# Exercise aim
Line by line, repeat the data below exactly, beginning at the first line and ending at the line with "(0,0) rectangle (976,461);". Omit pictures.

# Supplied data
>>>

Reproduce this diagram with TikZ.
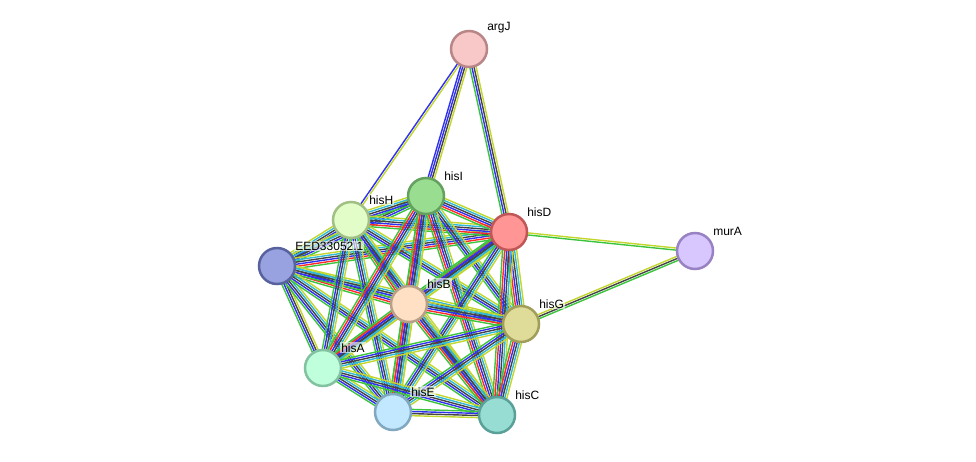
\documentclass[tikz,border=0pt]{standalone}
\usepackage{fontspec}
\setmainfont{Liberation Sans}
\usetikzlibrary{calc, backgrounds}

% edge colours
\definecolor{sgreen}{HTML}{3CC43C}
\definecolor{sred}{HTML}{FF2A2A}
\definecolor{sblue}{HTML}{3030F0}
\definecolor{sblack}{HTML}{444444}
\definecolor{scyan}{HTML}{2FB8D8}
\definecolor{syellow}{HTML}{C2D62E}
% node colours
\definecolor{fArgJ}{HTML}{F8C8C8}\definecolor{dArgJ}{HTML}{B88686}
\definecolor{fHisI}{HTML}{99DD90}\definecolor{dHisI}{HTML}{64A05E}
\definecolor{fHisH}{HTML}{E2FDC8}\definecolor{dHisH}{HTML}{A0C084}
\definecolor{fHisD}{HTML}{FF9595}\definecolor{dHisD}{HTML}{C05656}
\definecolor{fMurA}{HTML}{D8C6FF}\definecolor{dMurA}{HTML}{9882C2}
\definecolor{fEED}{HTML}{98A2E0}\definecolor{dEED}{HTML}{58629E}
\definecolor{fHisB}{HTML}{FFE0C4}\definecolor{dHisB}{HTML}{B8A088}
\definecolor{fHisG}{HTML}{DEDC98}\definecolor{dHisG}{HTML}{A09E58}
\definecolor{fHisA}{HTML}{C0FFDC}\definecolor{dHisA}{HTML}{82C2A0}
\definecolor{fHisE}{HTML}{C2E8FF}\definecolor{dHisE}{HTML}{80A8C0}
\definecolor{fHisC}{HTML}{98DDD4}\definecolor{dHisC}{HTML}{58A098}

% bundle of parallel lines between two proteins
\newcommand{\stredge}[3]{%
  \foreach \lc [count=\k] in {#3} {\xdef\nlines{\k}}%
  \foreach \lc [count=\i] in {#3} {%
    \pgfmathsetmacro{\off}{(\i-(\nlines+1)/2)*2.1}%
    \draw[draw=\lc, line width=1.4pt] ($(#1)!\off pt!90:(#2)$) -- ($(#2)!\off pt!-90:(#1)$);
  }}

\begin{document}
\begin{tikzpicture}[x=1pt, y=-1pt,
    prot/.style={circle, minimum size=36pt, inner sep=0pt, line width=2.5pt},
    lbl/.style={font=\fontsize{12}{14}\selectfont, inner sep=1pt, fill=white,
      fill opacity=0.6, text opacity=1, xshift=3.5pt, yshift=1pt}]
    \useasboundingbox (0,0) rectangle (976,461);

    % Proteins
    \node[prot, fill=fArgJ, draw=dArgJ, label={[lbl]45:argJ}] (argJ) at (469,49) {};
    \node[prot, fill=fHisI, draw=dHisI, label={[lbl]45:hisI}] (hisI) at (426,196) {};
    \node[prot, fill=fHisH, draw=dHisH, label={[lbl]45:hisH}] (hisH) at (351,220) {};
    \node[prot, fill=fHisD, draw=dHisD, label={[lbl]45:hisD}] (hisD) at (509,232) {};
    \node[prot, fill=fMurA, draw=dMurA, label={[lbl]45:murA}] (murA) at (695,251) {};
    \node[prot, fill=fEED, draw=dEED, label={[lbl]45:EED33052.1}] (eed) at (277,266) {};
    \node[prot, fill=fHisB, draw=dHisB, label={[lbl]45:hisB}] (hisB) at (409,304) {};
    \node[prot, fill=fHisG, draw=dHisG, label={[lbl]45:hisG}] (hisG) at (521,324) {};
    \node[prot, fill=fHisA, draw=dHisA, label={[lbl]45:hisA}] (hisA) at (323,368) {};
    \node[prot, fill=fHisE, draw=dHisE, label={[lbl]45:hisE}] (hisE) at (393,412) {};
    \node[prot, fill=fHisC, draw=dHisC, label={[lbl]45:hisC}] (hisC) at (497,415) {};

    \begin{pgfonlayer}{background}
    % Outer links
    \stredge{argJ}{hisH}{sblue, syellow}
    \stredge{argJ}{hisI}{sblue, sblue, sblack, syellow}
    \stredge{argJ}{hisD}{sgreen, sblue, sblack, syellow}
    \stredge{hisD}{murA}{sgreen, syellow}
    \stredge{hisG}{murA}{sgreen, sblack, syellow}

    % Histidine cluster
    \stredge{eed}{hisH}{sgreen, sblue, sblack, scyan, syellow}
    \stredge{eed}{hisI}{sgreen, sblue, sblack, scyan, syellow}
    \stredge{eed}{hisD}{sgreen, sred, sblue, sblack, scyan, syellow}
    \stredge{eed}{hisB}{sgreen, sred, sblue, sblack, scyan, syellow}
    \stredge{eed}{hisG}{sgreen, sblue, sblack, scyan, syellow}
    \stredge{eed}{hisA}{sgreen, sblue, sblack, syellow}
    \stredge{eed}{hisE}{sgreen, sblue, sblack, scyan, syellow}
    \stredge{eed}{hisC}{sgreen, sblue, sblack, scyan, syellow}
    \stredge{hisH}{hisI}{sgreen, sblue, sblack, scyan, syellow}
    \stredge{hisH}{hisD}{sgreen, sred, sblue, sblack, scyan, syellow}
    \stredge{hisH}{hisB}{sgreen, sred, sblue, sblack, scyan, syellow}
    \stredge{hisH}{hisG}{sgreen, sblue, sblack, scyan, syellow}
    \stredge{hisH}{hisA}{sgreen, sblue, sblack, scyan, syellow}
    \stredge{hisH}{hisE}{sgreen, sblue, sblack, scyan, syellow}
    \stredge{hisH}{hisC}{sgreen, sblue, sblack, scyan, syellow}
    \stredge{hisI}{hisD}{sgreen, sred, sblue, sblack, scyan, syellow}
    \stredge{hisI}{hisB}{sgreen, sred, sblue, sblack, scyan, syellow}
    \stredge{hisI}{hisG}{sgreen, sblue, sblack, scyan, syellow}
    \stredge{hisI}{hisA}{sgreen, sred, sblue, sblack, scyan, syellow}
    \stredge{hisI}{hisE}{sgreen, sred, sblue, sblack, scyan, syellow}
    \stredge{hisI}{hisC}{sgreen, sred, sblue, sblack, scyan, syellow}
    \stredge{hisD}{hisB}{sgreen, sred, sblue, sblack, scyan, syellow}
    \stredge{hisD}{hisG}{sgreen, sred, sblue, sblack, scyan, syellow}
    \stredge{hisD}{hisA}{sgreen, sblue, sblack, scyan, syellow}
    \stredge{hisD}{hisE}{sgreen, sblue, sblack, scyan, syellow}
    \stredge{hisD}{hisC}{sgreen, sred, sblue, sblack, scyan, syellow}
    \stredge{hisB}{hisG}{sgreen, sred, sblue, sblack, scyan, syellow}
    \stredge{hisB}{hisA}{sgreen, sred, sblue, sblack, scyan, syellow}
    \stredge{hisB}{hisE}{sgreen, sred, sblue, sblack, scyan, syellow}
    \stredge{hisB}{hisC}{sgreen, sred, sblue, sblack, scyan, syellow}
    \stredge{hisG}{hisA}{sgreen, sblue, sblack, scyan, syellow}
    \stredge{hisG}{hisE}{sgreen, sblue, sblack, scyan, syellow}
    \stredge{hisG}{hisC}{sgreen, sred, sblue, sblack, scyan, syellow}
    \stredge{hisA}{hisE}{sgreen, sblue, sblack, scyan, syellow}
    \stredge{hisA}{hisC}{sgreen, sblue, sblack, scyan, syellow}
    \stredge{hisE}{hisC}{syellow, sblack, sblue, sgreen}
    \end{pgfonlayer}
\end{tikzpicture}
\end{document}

<<<

# The answer
Reproduce this diagram with TikZ.
\documentclass[tikz,border=0pt]{standalone}
\usepackage{fontspec}
\setmainfont{Liberation Sans}
\usetikzlibrary{calc, backgrounds}

% edge colours
\definecolor{sgreen}{HTML}{3CC43C}
\definecolor{sred}{HTML}{FF2A2A}
\definecolor{sblue}{HTML}{3030F0}
\definecolor{sblack}{HTML}{444444}
\definecolor{scyan}{HTML}{2FB8D8}
\definecolor{syellow}{HTML}{C2D62E}
% node colours
\definecolor{fArgJ}{HTML}{F8C8C8}\definecolor{dArgJ}{HTML}{B88686}
\definecolor{fHisI}{HTML}{99DD90}\definecolor{dHisI}{HTML}{64A05E}
\definecolor{fHisH}{HTML}{E2FDC8}\definecolor{dHisH}{HTML}{A0C084}
\definecolor{fHisD}{HTML}{FF9595}\definecolor{dHisD}{HTML}{C05656}
\definecolor{fMurA}{HTML}{D8C6FF}\definecolor{dMurA}{HTML}{9882C2}
\definecolor{fEED}{HTML}{98A2E0}\definecolor{dEED}{HTML}{58629E}
\definecolor{fHisB}{HTML}{FFE0C4}\definecolor{dHisB}{HTML}{B8A088}
\definecolor{fHisG}{HTML}{DEDC98}\definecolor{dHisG}{HTML}{A09E58}
\definecolor{fHisA}{HTML}{C0FFDC}\definecolor{dHisA}{HTML}{82C2A0}
\definecolor{fHisE}{HTML}{C2E8FF}\definecolor{dHisE}{HTML}{80A8C0}
\definecolor{fHisC}{HTML}{98DDD4}\definecolor{dHisC}{HTML}{58A098}

% bundle of parallel lines between two proteins
\newcommand{\stredge}[3]{%
  \foreach \lc [count=\k] in {#3} {\xdef\nlines{\k}}%
  \foreach \lc [count=\i] in {#3} {%
    \pgfmathsetmacro{\off}{(\i-(\nlines+1)/2)*2.1}%
    \draw[draw=\lc, line width=1.4pt] ($(#1)!\off pt!90:(#2)$) -- ($(#2)!\off pt!-90:(#1)$);
  }}

\begin{document}
\begin{tikzpicture}[x=1pt, y=-1pt,
    prot/.style={circle, minimum size=36pt, inner sep=0pt, line width=2.5pt},
    lbl/.style={font=\fontsize{12}{14}\selectfont, inner sep=1pt, fill=white,
      fill opacity=0.6, text opacity=1, xshift=3.5pt, yshift=1pt}]
    \useasboundingbox (0,0) rectangle (976,461);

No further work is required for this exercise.